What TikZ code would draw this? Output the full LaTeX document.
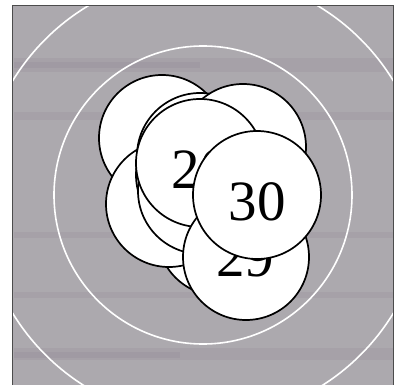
\documentclass[tikz,border=0pt]{standalone}
\usepackage{fontspec}
\setmainfont{Liberation Serif}
\begin{document}
\begin{tikzpicture}[x=1pt,y=-1pt,
  disc/.style={circle,draw=black,fill=white,line width=1.7pt,minimum size=126pt,inner sep=0pt},
  ring/.style={draw=white,line width=1.6pt},
  streakband/.style={fill=streak,opacity=0.14},
  num/.style={font=\fontsize{57}{57}\selectfont,inner sep=0pt}]
\useasboundingbox (0,0) rectangle (394,385);
\definecolor{scan}{RGB}{172,169,174}
\definecolor{streak}{RGB}{130,115,138}
% background
\fill[white] (0,0) rectangle (394,385);
\fill[scan] (12,5) rectangle (394,385);
\begin{scope}
\clip (12,5) rectangle (394,385);
\fill[streakband] (14,58) rectangle (394,72);
\fill[streakband] (14,62) rectangle (200,68);
\fill[streakband] (14,112) rectangle (394,120);
\fill[streakband] (14,232) rectangle (394,238);
\fill[streakband] (14,292) rectangle (394,298);
\fill[streakband] (14,348) rectangle (394,360);
\fill[streakband] (14,352) rectangle (180,358);
\draw[ring] (203,197) circle[radius=223];
\draw[ring] (203,195) circle[radius=149];
\end{scope}
\draw[black!70,line width=0.8pt] (12,385) -- (12,5) -- (393,5) -- (393,385);
% discs, bottom to top
\node[disc] (a) at (162,138) {};
\node[disc] (x) at (200,156) {};
\node[disc] (b) at (243,147) {};
\node[disc] (h) at (220,233) {};
\node[disc] (d) at (169,204) {};
\node[disc] (e) at (199,175) {};
\node[disc] (f) at (201,191) {};
\node[disc,minimum size=128pt] (c) at (200,163) {};
\node[num] (tc) at (200,170) {20};
\node[disc] (g) at (246,257) {};
\node[num] (tg) at (245,258) {29};
\node[disc,minimum size=128pt] (t) at (257,195) {};
\node[num] (tt) at (257,202) {30};
\end{tikzpicture}
\end{document}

#### REQUEST
Word for word, quote the lines above. Omit the pictures.

#### THE OUTPUT
What TikZ code would draw this? Output the full LaTeX document.
\documentclass[tikz,border=0pt]{standalone}
\usepackage{fontspec}
\setmainfont{Liberation Serif}
\begin{document}
\begin{tikzpicture}[x=1pt,y=-1pt,
  disc/.style={circle,draw=black,fill=white,line width=1.7pt,minimum size=126pt,inner sep=0pt},
  ring/.style={draw=white,line width=1.6pt},
  streakband/.style={fill=streak,opacity=0.14},
  num/.style={font=\fontsize{57}{57}\selectfont,inner sep=0pt}]
\useasboundingbox (0,0) rectangle (394,385);
\definecolor{scan}{RGB}{172,169,174}
\definecolor{streak}{RGB}{130,115,138}
% background
\fill[white] (0,0) rectangle (394,385);
\fill[scan] (12,5) rectangle (394,385);
\begin{scope}
\clip (12,5) rectangle (394,385);
\fill[streakband] (14,58) rectangle (394,72);
\fill[streakband] (14,62) rectangle (200,68);
\fill[streakband] (14,112) rectangle (394,120);
\fill[streakband] (14,232) rectangle (394,238);
\fill[streakband] (14,292) rectangle (394,298);
\fill[streakband] (14,348) rectangle (394,360);
\fill[streakband] (14,352) rectangle (180,358);
\draw[ring] (203,197) circle[radius=223];
\draw[ring] (203,195) circle[radius=149];
\end{scope}
\draw[black!70,line width=0.8pt] (12,385) -- (12,5) -- (393,5) -- (393,385);
% discs, bottom to top
\node[disc] (a) at (162,138) {};
\node[disc] (x) at (200,156) {};
\node[disc] (b) at (243,147) {};
\node[disc] (h) at (220,233) {};
\node[disc] (d) at (169,204) {};
\node[disc] (e) at (199,175) {};
\node[disc] (f) at (201,191) {};
\node[disc,minimum size=128pt] (c) at (200,163) {};
\node[num] (tc) at (200,170) {20};
\node[disc] (g) at (246,257) {};
\node[num] (tg) at (245,258) {29};
\node[disc,minimum size=128pt] (t) at (257,195) {};
\node[num] (tt) at (257,202) {30};
\end{tikzpicture}
\end{document}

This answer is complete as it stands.